La speranza di De Luna

Nonostante gli accorati appelli, nonostante le campagne mediatiche vagamente terroristiche – a ragione evidentemente – sui cambiamenti climatici irreversibili in cui viviamo, non abbiamo il coraggio di entrare in una fase successiva.
Troppa fatica.

troppa fatica

Dopo la doverosa denuncia ci si ferma ad un mordace auspicio che: gli esseri umani divengano improvvisamente più sensibili. I governi intervengano. La tecnologia salvi l’umanità con qualche gioco di prestigio.
Delle tre, la seconda è particolarmente misteriosa, enigmatica: forse si intende una pianificazione, parola impronunciabile, economica mondiale: fondata sulla decrescita, parola impronunciabile bis.
Una capriola della storia che porterebbe, niente meno, alla riscoperta dei piani quinquennali sovietici?

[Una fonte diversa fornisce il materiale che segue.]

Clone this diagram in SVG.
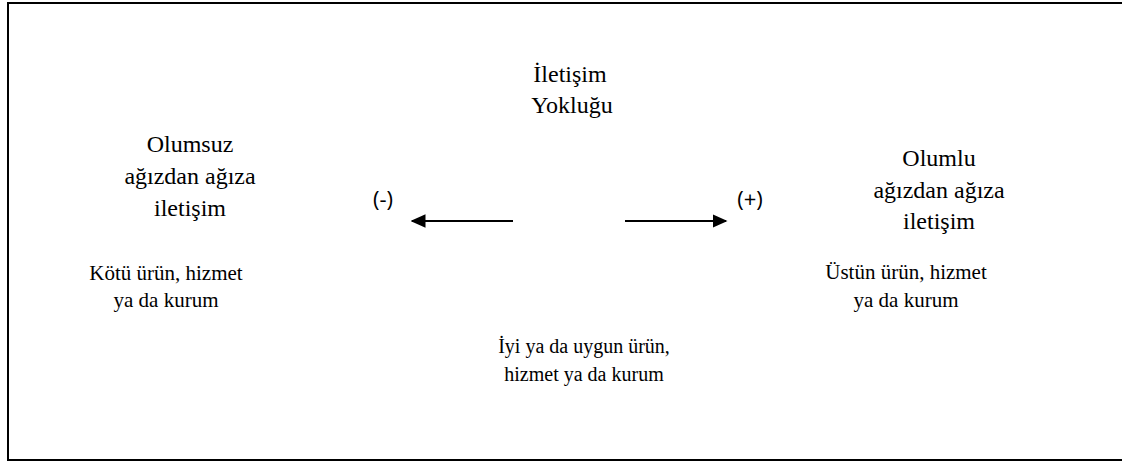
<svg xmlns="http://www.w3.org/2000/svg" width="1122" height="462" viewBox="0 0 1122 462">
<style>
.h{font-family:"Liberation Serif","Times New Roman",serif;font-size:24px;fill:#000;text-anchor:middle}
.s{font-family:"Liberation Serif","Times New Roman",serif;font-size:21px;fill:#000;text-anchor:middle}
.c{font-family:"Liberation Serif","Times New Roman",serif;font-size:20px;fill:#000;text-anchor:middle}
.sign{font-family:"Open Sans","Liberation Sans",sans-serif;font-size:22px;fill:#000;text-anchor:middle}
.conn{stroke:#000;stroke-width:2;fill:none}
</style>
<defs>
<marker id="ah" viewBox="0 0 10 10" refX="9" refY="5" markerWidth="15" markerHeight="15" orient="auto" markerUnits="userSpaceOnUse">
<path d="M0,0.5 L10,5 L0,9.5 z" fill="#000"/>
</marker>
</defs>
<rect x="0" y="0" width="1122" height="462" fill="#fff"/>
<rect x="8" y="3" width="1130" height="457" fill="none" stroke="#000" stroke-width="2"/>
<g id="negative">
<text class="h" x="190" y="152">Olumsuz</text>
<text class="h" x="190" y="184">ağızdan ağıza</text>
<text class="h" x="190" y="216">iletişim</text>
<text class="s" x="166" y="280">Kötü ürün, hizmet</text>
<text class="s" x="166" y="307">ya da kurum</text>
</g>
<g id="neutral">
<text class="h" x="570" y="82">İletişim</text>
<text class="h" x="572" y="113">Yokluğu</text>
<text class="c" x="584" y="353">İyi ya da uygun ürün,</text>
<text class="c" x="584" y="381">hizmet ya da kurum</text>
</g>
<g id="positive">
<text class="h" x="939" y="166">Olumlu</text>
<text class="h" x="939" y="198">ağızdan ağıza</text>
<text class="h" x="939" y="229">iletişim</text>
<text class="s" x="906" y="279">Üstün ürün, hizmet</text>
<text class="s" x="906" y="307">ya da kurum</text>
</g>
<g id="signs">
<text class="sign" x="383" y="207">(-)</text>
<text class="sign" x="750" y="207">(+)</text>
</g>
<g id="connectors">
<line class="conn" x1="513" y1="221" x2="412" y2="221" marker-end="url(#ah)"/>
<line class="conn" x1="625" y1="221" x2="726" y2="221" marker-end="url(#ah)"/>
</g>
</svg>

Ovvero poche merci e, al massimo, un capitalismo di stato minimo.
Tutti gli accordi successivi agli accordi di Rio prima, e Kyoto poi, arrivando fino a Parigi, hanno sempre avuto la stessa caratteristica: la refrattarietà a ogni tipo di pianificazione fondata sulla limitazione dei consumi di combustibili fossili e non solo.
Il mondo non vuole sentir parlare del concetto di limite: d’altronde siamo tutti figli dei tempi in cui era “vietato vietare”.
Le alternative al governo mondiale fondato su tali limitazioni, traducibili in soldoni – per chi se li ricorda – in uno stile di vita simile a quello dei tempi dell’austerity, non sono reali.
Smaterializzazione economica fondata sulla miniaturizzazione dei manufatti?
Passaggio dall’economia materiale a quella della conoscenza?
Passaggio dalla proprietà privata all’accesso?
Internet delle cose?
Se ascoltiamo la piazza di sabato mattina possiamo escludere tutto questo.

Loro vogliono…

Loro vogliono proprio le cose, la roba, la proprietà, il commercio libero di tutto.
Eppure, proprio dalla Val Susa, nonché da tutti gli altri territori che tentano di resistere alla logica del gigantismo merceologico, all’obesità infrastrutturale, giunge la speranza che l’inevitabile cura dimagrante possa avvenire su un piano di coscienza attiva, anziché su quello dell’incoscienza passiva: e rancorosa.
Una scelta, al posto della inevitabile prossima imposizione coercitiva.
Ma quella valle, e quei territori, quei pensieri vengono derisi, i loro abitanti invitati a “spostarsi in un’altra valle con le mucche e le pecore”, ridacchiando: e tutto questo viene definito da uno storico come Giovanni De Luna, ex Lotta Continua, su le pagine de La Stampa: “una speranza”.